Dataset excerpt
▼

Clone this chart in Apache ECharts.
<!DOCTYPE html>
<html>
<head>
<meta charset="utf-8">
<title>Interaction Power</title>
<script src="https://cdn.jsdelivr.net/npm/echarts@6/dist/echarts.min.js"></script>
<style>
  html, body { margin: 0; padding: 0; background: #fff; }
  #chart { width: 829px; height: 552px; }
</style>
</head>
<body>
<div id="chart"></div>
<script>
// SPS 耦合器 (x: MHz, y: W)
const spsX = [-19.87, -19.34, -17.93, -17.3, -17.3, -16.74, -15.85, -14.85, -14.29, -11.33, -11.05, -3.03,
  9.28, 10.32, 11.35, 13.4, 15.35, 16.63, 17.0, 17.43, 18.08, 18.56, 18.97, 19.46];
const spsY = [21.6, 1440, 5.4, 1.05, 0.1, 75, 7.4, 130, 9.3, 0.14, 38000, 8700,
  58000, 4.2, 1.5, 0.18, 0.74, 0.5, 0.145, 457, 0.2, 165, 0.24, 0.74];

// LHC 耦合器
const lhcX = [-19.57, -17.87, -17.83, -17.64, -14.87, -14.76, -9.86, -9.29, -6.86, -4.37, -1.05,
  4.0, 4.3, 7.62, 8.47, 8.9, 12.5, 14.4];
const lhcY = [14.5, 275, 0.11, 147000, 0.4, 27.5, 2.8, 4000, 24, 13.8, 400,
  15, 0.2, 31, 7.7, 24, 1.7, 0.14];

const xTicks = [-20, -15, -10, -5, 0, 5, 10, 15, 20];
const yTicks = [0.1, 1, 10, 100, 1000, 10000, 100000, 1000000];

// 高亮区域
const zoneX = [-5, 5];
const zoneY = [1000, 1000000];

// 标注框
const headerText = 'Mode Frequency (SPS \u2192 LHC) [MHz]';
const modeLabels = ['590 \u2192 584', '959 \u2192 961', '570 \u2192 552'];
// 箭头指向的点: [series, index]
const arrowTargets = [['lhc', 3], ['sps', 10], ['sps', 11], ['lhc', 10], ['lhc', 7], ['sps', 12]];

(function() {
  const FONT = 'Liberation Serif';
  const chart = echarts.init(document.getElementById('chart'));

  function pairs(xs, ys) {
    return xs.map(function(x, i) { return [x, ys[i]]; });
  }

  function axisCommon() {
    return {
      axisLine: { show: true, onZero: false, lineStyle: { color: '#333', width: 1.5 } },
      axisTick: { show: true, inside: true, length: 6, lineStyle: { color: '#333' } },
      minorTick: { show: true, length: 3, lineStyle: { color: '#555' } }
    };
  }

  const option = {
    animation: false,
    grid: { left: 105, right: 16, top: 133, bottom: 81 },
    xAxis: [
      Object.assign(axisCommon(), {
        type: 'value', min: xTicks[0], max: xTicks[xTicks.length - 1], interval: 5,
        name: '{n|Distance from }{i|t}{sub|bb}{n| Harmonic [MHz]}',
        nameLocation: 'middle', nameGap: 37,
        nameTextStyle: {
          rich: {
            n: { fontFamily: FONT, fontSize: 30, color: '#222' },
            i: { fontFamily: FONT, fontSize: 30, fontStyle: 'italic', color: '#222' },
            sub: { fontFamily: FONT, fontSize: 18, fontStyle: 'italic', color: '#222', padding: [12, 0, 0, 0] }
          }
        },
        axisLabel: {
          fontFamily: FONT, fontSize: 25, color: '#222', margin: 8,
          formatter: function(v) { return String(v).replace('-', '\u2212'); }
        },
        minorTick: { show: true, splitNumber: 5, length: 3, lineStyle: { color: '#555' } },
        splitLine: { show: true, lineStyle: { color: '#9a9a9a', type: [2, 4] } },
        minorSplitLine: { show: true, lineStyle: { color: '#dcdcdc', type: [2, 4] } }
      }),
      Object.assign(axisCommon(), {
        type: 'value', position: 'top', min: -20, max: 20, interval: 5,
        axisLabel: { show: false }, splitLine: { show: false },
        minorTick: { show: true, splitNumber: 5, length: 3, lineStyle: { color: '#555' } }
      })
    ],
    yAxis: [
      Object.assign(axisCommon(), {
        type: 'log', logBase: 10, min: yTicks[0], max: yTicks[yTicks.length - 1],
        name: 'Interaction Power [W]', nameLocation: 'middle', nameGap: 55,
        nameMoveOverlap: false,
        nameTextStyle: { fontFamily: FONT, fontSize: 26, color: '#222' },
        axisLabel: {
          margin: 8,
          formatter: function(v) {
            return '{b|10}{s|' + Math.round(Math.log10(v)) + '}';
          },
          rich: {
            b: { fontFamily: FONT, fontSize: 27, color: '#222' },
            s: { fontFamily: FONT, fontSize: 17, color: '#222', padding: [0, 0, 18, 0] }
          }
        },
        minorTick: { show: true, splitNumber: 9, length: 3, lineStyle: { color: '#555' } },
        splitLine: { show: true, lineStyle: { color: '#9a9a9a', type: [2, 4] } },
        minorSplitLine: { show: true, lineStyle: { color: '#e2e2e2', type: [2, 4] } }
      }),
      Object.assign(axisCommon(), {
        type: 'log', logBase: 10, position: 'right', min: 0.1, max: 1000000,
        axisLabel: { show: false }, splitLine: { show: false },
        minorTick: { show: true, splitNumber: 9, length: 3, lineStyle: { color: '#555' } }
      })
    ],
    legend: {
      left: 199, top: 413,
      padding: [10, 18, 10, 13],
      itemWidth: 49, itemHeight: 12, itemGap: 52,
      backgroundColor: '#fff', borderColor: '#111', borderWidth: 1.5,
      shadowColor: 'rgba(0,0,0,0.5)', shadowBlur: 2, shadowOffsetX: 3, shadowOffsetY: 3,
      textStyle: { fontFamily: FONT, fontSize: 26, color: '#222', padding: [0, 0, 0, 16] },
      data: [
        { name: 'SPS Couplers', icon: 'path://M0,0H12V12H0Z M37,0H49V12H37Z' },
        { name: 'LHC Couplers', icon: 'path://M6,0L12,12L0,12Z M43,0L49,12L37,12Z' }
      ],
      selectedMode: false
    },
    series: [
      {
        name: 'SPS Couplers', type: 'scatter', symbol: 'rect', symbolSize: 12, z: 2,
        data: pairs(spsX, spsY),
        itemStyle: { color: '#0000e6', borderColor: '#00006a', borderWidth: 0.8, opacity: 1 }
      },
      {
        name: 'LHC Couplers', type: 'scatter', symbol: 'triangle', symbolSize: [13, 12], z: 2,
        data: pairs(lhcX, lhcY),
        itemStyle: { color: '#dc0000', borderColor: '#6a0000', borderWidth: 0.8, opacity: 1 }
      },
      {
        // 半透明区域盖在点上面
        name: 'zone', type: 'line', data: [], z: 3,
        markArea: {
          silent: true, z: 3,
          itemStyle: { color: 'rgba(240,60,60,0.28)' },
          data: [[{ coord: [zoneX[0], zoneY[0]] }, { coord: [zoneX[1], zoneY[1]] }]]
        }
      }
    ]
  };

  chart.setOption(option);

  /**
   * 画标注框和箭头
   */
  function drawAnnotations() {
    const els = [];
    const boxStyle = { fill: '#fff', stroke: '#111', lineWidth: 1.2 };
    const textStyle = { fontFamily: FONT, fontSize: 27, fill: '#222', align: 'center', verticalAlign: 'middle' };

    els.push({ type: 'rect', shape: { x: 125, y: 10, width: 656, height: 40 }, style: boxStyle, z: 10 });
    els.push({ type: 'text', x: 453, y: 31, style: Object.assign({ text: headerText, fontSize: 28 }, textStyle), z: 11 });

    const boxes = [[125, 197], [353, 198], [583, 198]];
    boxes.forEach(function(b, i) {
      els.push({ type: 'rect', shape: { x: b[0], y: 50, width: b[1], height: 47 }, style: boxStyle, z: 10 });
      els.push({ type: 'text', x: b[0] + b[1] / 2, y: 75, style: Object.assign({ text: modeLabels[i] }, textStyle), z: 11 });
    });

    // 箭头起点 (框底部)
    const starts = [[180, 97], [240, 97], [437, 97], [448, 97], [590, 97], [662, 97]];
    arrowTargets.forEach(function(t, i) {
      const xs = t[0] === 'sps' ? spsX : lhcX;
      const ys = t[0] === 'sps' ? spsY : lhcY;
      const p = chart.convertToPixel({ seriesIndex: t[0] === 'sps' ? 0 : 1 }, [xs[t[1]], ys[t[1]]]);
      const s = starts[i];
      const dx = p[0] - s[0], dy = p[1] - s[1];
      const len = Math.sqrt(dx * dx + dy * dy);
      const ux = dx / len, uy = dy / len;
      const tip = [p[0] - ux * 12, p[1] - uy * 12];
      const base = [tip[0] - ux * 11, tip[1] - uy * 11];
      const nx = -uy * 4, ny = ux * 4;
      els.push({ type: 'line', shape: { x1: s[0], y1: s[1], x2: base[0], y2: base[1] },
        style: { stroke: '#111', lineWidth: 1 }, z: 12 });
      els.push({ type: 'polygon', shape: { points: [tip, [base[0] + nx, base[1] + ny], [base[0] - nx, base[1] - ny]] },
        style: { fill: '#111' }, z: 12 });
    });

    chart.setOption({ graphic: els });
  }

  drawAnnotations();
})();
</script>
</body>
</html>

▲

Task objective
Everything from the first line of the data through the line containing "const zoneY = [1000, 1000000];" should be echoed exactly. Add nothing.

Completed exercise
Clone this chart in Apache ECharts.
<!DOCTYPE html>
<html>
<head>
<meta charset="utf-8">
<title>Interaction Power</title>
<script src="https://cdn.jsdelivr.net/npm/echarts@6/dist/echarts.min.js"></script>
<style>
  html, body { margin: 0; padding: 0; background: #fff; }
  #chart { width: 829px; height: 552px; }
</style>
</head>
<body>
<div id="chart"></div>
<script>
// SPS 耦合器 (x: MHz, y: W)
const spsX = [-19.87, -19.34, -17.93, -17.3, -17.3, -16.74, -15.85, -14.85, -14.29, -11.33, -11.05, -3.03,
  9.28, 10.32, 11.35, 13.4, 15.35, 16.63, 17.0, 17.43, 18.08, 18.56, 18.97, 19.46];
const spsY = [21.6, 1440, 5.4, 1.05, 0.1, 75, 7.4, 130, 9.3, 0.14, 38000, 8700,
  58000, 4.2, 1.5, 0.18, 0.74, 0.5, 0.145, 457, 0.2, 165, 0.24, 0.74];

// LHC 耦合器
const lhcX = [-19.57, -17.87, -17.83, -17.64, -14.87, -14.76, -9.86, -9.29, -6.86, -4.37, -1.05,
  4.0, 4.3, 7.62, 8.47, 8.9, 12.5, 14.4];
const lhcY = [14.5, 275, 0.11, 147000, 0.4, 27.5, 2.8, 4000, 24, 13.8, 400,
  15, 0.2, 31, 7.7, 24, 1.7, 0.14];

const xTicks = [-20, -15, -10, -5, 0, 5, 10, 15, 20];
const yTicks = [0.1, 1, 10, 100, 1000, 10000, 100000, 1000000];

// 高亮区域
const zoneX = [-5, 5];
const zoneY = [1000, 1000000];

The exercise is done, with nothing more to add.